For most data projects, getting and preparing the data takes the bulk of the time. Here we had a pretty clean dataset. Most of the time was spent tweaking the plots and making sure that binning under bigvis worked properly. Docs are skimpy.

In this document, most of the data manipulation and coding will be hidden; it’s accessible in the .rmd file. I’ll show the plots with some commentary about each one.

Setup R workspace

We ended up using 11 R packages. I’ll echo them so you can see. The core packages were ggplot2 and bigvis.

library(devtools)
library(ggplot2)
library(dplyr)
library(data.table)
library(ggthemes)
library(psych)
library(car)
library(bigvis)
library(scales)
library(RColorBrewer)
library(colorspace)

Getting, cleaning the data

We downloaded the zip file and used csvkit to merge the separate borough files in the terminal. Per the assignment, steps not shown.

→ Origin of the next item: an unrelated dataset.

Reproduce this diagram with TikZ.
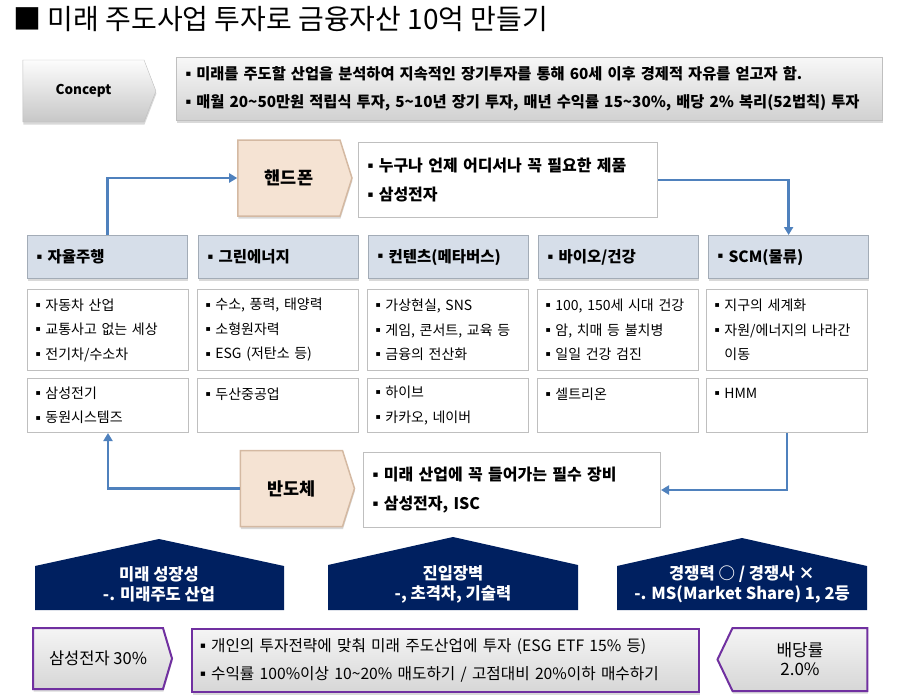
\documentclass[tikz,border=0pt]{standalone}
\usepackage{fontspec}
\usepackage{graphicx}
\setmainfont{Noto Sans CJK KR}
\newfontfamily\bulfont{DejaVu Sans}
\usetikzlibrary{shapes.symbols,arrows.meta,shadows}
\definecolor{linkblue}{HTML}{4F81BD}
\definecolor{catfill}{HTML}{D6DEE9}
\definecolor{catedge}{HTML}{A3ACB7}
\definecolor{peach}{HTML}{F5E3D3}
\definecolor{peachedge}{HTML}{D4B9A2}
\definecolor{boxedge}{HTML}{BFBFBF}
\definecolor{navy}{HTML}{002060}
\definecolor{edgepurple}{HTML}{7030A0}
\newcommand\bul{\raisebox{0.2em}{\scalebox{0.55}{\bulfont ▪}}\ }
\tikzset{
  flow/.style={draw=linkblue, line width=2.6pt},
  softshadow/.style={drop shadow={shadow xshift=0.5pt, shadow yshift=-2.5pt, opacity=0.3}},
  conceptsign/.style={signal, signal to=east, signal pointer angle=138, draw=black!25,
    top color=black!1, bottom color=black!22, minimum width=133pt, minimum height=62pt,
    font=\bfseries\fontsize{13.5}{16}\selectfont, softshadow},
  peachsign/.style={signal, signal to=east, signal pointer angle=145, fill=peach,
    draw=peachedge, line width=1.5pt, minimum width=114pt, minimum height=76pt,
    font=\bfseries\fontsize{17.5}{20}\selectfont, softshadow},
  notebox/.style={draw=boxedge, line width=1pt, fill=white, anchor=north west,
    inner xsep=9pt, align=left, font=\bfseries\fontsize{16}{29}\selectfont},
  catbox/.style={draw=catedge, line width=1.2pt, fill=catfill, anchor=north west,
    minimum height=43pt, inner xsep=9pt, text width=142pt, align=left,
    font=\bfseries\fontsize{15.5}{17}\selectfont, softshadow},
  detailbox/.style={draw=boxedge, line width=1pt, fill=white, anchor=north west,
    inner xsep=8pt, text width=145pt, align=left,
    font=\fontsize{14}{24.5}\selectfont},
  housetext/.style={text=white, align=center, font=\bfseries\fontsize{16.5}{20}\selectfont},
  purplebox/.style={draw=edgepurple, line width=2pt, top color=black!4, bottom color=black!16,
    font=\fontsize{15.7}{28}\selectfont, softshadow},
}
\begin{document}
\begin{tikzpicture}[x=1pt, y=-1pt, >={Triangle[length=8pt,width=9pt]}]
  \useasboundingbox (0,0) rectangle (902,699);
  \node[anchor=west, font=\fontsize{28}{30}\selectfont] (title) at (10,19)
    {■ 미래 주도사업 투자로 금융자산 10억 만들기};

  % concept
  \node[conceptsign] (concept) at (83.5,91) {Concept};
  \node[notebox, draw=black!25, top color=black!3, bottom color=black!18,
    minimum width=706pt, minimum height=63pt, text width=688pt,
    font=\bfseries\fontsize{15.3}{28}\selectfont, softshadow] (conceptinfo) at (176,57)
    {\bul 미래를 주도할 산업을 분석하여 지속적인 장기투자를 통해 60세 이후 경제적 자유를 얻고자 함.\\
     \bul 매월 20\textasciitilde50만원 적립식 투자, 5\textasciitilde10년 장기 투자, 매년 수익률 15\textasciitilde30\%, 배당 2\% 복리(52법칙) 투자};

  % top: phone
  \node[peachsign] (phone) at (289,178) {핸드폰};
  \node[notebox, minimum width=299pt, minimum height=75pt, text width=281pt] (phoneinfo) at (358,142)
    {\bul 누구나 언제 어디서나 꼭 필요한 제품\\ \bul 삼성전자};

  % industries
  \node[catbox] (auto) at (27,235) {\bul 자율주행};
  \node[catbox] (green) at (198,235) {\bul 그린에너지};
  \node[catbox] (content) at (368,235) {\bul 컨텐츠(메타버스)};
  \node[catbox] (bio) at (538,235) {\bul 바이오/건강};
  \node[catbox] (scm) at (708,235) {\bul SCM(물류)};

  \node[detailbox, minimum height=81pt] (autodesc) at (27,289)
    {\bul 자동차 산업\\ \bul 교통사고 없는 세상\\ \bul 전기차/수소차};
  \node[detailbox, minimum height=81pt] (greendesc) at (197,289)
    {\bul 수소, 풍력, 태양력\\ \bul 소형원자력\\ \bul ESG (저탄소 등)};
  \node[detailbox, minimum height=81pt] (contentdesc) at (367,289)
    {\bul 가상현실, SNS\\ \bul 게임, 콘서트, 교육 등\\ \bul 금융의 전산화};
  \node[detailbox, minimum height=81pt] (biodesc) at (537,289)
    {\bul 100, 150세 시대 건강\\ \bul 암, 치매 등 불치병\\ \bul 일일 건강 검진};
  \node[detailbox, minimum height=81pt] (scmdesc) at (706,289)
    {\bul 지구의 세계화\\ \bul 자원/에너지의 나라간\\ \phantom{\bul}이동};

  \node[detailbox, minimum height=54pt] (autoco) at (27,378) {\bul 삼성전기\\ \bul 동원시스템즈};
  \node[detailbox, minimum height=54pt] (greenco) at (197,378) {\bul 두산중공업\\ ~};
  \node[detailbox, minimum height=54pt] (contentco) at (367,378) {\bul 하이브\\ \bul 카카오, 네이버};
  \node[detailbox, minimum height=54pt] (bioco) at (537,378) {\bul 셀트리온\\ ~};
  \node[detailbox, minimum height=54pt] (scmco) at (706,378) {\bul HMM\\ ~};

  % bottom: semiconductor
  \node[peachsign] (semi) at (291.5,488.5) {반도체};
  \node[notebox, minimum width=297pt, minimum height=75pt, text width=279pt] (semiinfo) at (363,452)
    {\bul 미래 산업에 꼭 들어가는 필수 장비\\ \bul 삼성전자, ISC};

  \draw[flow,->] (auto.north) |- (phone.west);
  \draw[flow,->] (phoneinfo.east) -| (scm.north);
  \draw[flow,->] (scmco.south) |- (semiinfo.east);
  \draw[flow,->] (semi.west) -| (autoco.south);

  % criteria
  \fill[navy] (35,610) -- (35,566) -- (159,539) -- (284,566) -- (284,610) -- cycle;
  \fill[navy] (328,610) -- (328,565) -- (453,537) -- (578,565) -- (578,610) -- cycle;
  \fill[navy] (617,610) -- (617,566) -- (742,538) -- (867,566) -- (867,610) -- cycle;
  \node[housetext] (growth) at (159,584) {미래 성장성\\ -. 미래주도 산업};
  \node[housetext] (barrier) at (453,584) {진입장벽\\ -, 초격차, 기술력};
  \node[housetext] (compete) at (742,584) {경쟁력 ○ / 경쟁사 ×\\ -. MS(Market Share) 1, 2등};

  % portfolio
  \node[purplebox, signal, signal to=east, signal pointer angle=147, font=\fontsize{16.5}{20}\selectfont,
    minimum width=139pt, minimum height=61pt] (share) at (98,658.5) {삼성전자 30\%};
  \node[purplebox, anchor=north west, minimum width=507pt, minimum height=63pt,
    inner xsep=8pt, text width=491pt, align=left] (plan) at (191,628)
    {\bul 개인의 투자전략에 맞춰 미래 주도산업에 투자 (ESG ETF 15\% 등)\\
     \bul 수익률 100\%이상 10\textasciitilde20\% 매도하기 / 고점대비 20\%이하 매수하기};
  \node[purplebox, signal, signal to=west, signal pointer angle=129, align=center,
    minimum width=150pt, minimum height=63pt, font=\fontsize{17}{19}\selectfont] (dividend) at (800,659.5)
    {배당률\\ 2.0\%};
\end{tikzpicture}
\end{document}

We checked borough counts, looked for missing data in key fields. We limited the data to buildings constructed in 1850 and older and fixed some glitches (i.e, Year Built = 2040).

## 
Read 0.0% of 858370 rows
Read 30.3% of 858370 rows
Read 61.7% of 858370 rows
Read 95.5% of 858370 rows
Read 858370 rows and 84 (of 84) columns from 0.255 GB file in 00:00:06

Plot 1: Old Buildings

The question here is to find a “cut-off date before most city buildings were constructed.” Normally that would be a median, but here the data is problematic.

After a bunch of exploratory plots, and after diving into the data dictionary, it became clear that New York did a crap job of recording when a building was finished. For 19th and early 20th century strutures, the ‘Year Built’ more accurately was ‘Decade Built’. So precision becomes a problem and binning is an issue.

To illustrate – this is not our answer, just a preliminary plot – look at the spiking by year. Things remained a mess until the 1990s.

Here is our plot answering the question, “Build a graph to help the city determine when the most buildings were constructed.” To smooth the data, we binned building completion (variable YearBuilt) into 5-year increments. The dotted vertical line shows that half New York’s buildings were completed before 1931 (median number), and the solid vertical lines demarcate the monstrous chunk of buildings completed between 1917 and 1937, the era of the skyscraper. These older buildings are a possible safety concern. This plot relies on binning using the condense() function in bigvis.

Plot 2: March of the High Rises

We are asked to “create a graph that shows how many buildings of a certain number of floors” were built in the city. The plot below shows everything taller than a 5-story walkup. Red-blue demarcates buildings lower/higher than the median stories. Four peaks in high-rise construction are evident: roaring 20s, post-recession ’80s, mid-1990s and post-Great Recession.

Plot 3: WWII Buildings

Were buildings constructed during the Great War years shoddier? The thesis is that assessed values are lower, and that assessed value is proxy for poor construction. The plot bins buildings in 5-year increments based on assessed value per floor. In fact, the 1941-45 bin is in a trough. The curmudgeonly boss appears to be correct. We experimented with the peel() function in bigvis, deleting outlying edges of the data and make the plot more compact. That seemed fake, so we dropped it. The dramatic effect of outliers is clear. Median for the bins is shown by the dotted line; unfortunately, I couldn’t figure out how to label it in ggplot2. Though not shown, some buildings in the late 19th century had even higher per flor assessed values.

Coda

We tried adjusting the values for dollar inflation, but it didn’t make much of a difference. We struggled with intricacies of ggplot2 – how to annotate lines, change the length of lines, update themes, etc. Clearly many challenges to learning this graphics vocabulary.